▸ **To do**
Your copy of the material must match it exactly, except that pictures are dropped.

________________________________________

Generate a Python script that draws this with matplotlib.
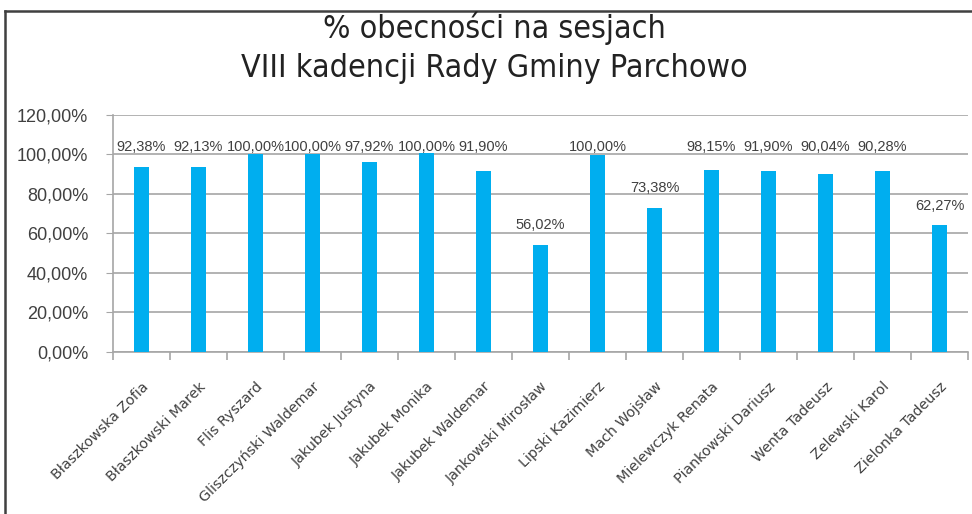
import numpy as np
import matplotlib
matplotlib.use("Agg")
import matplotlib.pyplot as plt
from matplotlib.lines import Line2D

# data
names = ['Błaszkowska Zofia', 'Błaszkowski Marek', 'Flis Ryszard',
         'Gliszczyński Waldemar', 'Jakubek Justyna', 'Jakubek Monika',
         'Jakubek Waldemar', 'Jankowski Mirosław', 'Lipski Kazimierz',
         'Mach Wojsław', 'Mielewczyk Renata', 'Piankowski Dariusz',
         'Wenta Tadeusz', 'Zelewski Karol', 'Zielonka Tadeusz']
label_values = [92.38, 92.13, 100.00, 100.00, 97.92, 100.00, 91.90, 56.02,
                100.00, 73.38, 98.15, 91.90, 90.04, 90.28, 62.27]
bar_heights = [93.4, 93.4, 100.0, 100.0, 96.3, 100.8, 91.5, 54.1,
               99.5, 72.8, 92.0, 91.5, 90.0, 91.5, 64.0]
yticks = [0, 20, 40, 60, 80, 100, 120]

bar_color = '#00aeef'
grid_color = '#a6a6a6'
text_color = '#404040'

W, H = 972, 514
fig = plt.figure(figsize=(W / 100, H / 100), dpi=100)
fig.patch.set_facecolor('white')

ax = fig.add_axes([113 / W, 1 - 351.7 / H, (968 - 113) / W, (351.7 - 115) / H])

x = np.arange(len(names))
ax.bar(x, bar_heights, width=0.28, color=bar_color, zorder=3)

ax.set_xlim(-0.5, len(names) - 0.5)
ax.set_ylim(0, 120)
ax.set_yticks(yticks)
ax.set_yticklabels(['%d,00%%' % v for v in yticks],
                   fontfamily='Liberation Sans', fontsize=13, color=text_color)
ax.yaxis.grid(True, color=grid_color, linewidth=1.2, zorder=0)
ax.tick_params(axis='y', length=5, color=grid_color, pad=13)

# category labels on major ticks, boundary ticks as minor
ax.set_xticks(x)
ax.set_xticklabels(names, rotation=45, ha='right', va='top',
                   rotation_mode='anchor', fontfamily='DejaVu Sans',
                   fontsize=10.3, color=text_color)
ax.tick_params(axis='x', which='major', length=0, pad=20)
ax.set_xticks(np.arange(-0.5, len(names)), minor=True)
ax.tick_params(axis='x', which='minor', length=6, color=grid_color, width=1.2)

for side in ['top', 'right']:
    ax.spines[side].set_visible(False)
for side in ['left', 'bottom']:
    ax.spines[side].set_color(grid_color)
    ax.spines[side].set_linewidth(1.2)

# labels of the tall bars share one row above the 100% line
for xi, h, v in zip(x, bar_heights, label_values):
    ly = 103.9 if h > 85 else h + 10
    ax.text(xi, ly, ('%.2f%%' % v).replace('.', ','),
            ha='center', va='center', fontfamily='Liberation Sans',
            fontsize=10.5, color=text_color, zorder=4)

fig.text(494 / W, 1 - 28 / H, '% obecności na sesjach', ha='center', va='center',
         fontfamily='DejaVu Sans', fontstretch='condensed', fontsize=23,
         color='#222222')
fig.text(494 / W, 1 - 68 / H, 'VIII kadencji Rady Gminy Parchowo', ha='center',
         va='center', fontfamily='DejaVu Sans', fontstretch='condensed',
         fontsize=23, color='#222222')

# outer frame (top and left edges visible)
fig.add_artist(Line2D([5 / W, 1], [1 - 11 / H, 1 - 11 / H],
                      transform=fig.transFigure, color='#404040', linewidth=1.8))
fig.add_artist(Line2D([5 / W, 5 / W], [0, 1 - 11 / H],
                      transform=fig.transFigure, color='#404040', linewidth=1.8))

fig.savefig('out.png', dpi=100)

________________________________________

▸ **Written solution**
Generate a Python script that draws this with matplotlib.
import numpy as np
import matplotlib
matplotlib.use("Agg")
import matplotlib.pyplot as plt
from matplotlib.lines import Line2D

# data
names = ['Błaszkowska Zofia', 'Błaszkowski Marek', 'Flis Ryszard',
         'Gliszczyński Waldemar', 'Jakubek Justyna', 'Jakubek Monika',
         'Jakubek Waldemar', 'Jankowski Mirosław', 'Lipski Kazimierz',
         'Mach Wojsław', 'Mielewczyk Renata', 'Piankowski Dariusz',
         'Wenta Tadeusz', 'Zelewski Karol', 'Zielonka Tadeusz']
label_values = [92.38, 92.13, 100.00, 100.00, 97.92, 100.00, 91.90, 56.02,
                100.00, 73.38, 98.15, 91.90, 90.04, 90.28, 62.27]
bar_heights = [93.4, 93.4, 100.0, 100.0, 96.3, 100.8, 91.5, 54.1,
               99.5, 72.8, 92.0, 91.5, 90.0, 91.5, 64.0]
yticks = [0, 20, 40, 60, 80, 100, 120]

bar_color = '#00aeef'
grid_color = '#a6a6a6'
text_color = '#404040'

W, H = 972, 514
fig = plt.figure(figsize=(W / 100, H / 100), dpi=100)
fig.patch.set_facecolor('white')

ax = fig.add_axes([113 / W, 1 - 351.7 / H, (968 - 113) / W, (351.7 - 115) / H])

x = np.arange(len(names))
ax.bar(x, bar_heights, width=0.28, color=bar_color, zorder=3)

ax.set_xlim(-0.5, len(names) - 0.5)
ax.set_ylim(0, 120)
ax.set_yticks(yticks)
ax.set_yticklabels(['%d,00%%' % v for v in yticks],
                   fontfamily='Liberation Sans', fontsize=13, color=text_color)
ax.yaxis.grid(True, color=grid_color, linewidth=1.2, zorder=0)
ax.tick_params(axis='y', length=5, color=grid_color, pad=13)

# category labels on major ticks, boundary ticks as minor
ax.set_xticks(x)
ax.set_xticklabels(names, rotation=45, ha='right', va='top',
                   rotation_mode='anchor', fontfamily='DejaVu Sans',
                   fontsize=10.3, color=text_color)
ax.tick_params(axis='x', which='major', length=0, pad=20)
ax.set_xticks(np.arange(-0.5, len(names)), minor=True)
ax.tick_params(axis='x', which='minor', length=6, color=grid_color, width=1.2)

for side in ['top', 'right']:
    ax.spines[side].set_visible(False)
for side in ['left', 'bottom']:
    ax.spines[side].set_color(grid_color)
    ax.spines[side].set_linewidth(1.2)

# labels of the tall bars share one row above the 100% line
for xi, h, v in zip(x, bar_heights, label_values):
    ly = 103.9 if h > 85 else h + 10
    ax.text(xi, ly, ('%.2f%%' % v).replace('.', ','),
            ha='center', va='center', fontfamily='Liberation Sans',
            fontsize=10.5, color=text_color, zorder=4)

fig.text(494 / W, 1 - 28 / H, '% obecności na sesjach', ha='center', va='center',
         fontfamily='DejaVu Sans', fontstretch='condensed', fontsize=23,
         color='#222222')
fig.text(494 / W, 1 - 68 / H, 'VIII kadencji Rady Gminy Parchowo', ha='center',
         va='center', fontfamily='DejaVu Sans', fontstretch='condensed',
         fontsize=23, color='#222222')

# outer frame (top and left edges visible)
fig.add_artist(Line2D([5 / W, 1], [1 - 11 / H, 1 - 11 / H],
                      transform=fig.transFigure, color='#404040', linewidth=1.8))
fig.add_artist(Line2D([5 / W, 5 / W], [0, 1 - 11 / H],
                      transform=fig.transFigure, color='#404040', linewidth=1.8))

fig.savefig('out.png', dpi=100)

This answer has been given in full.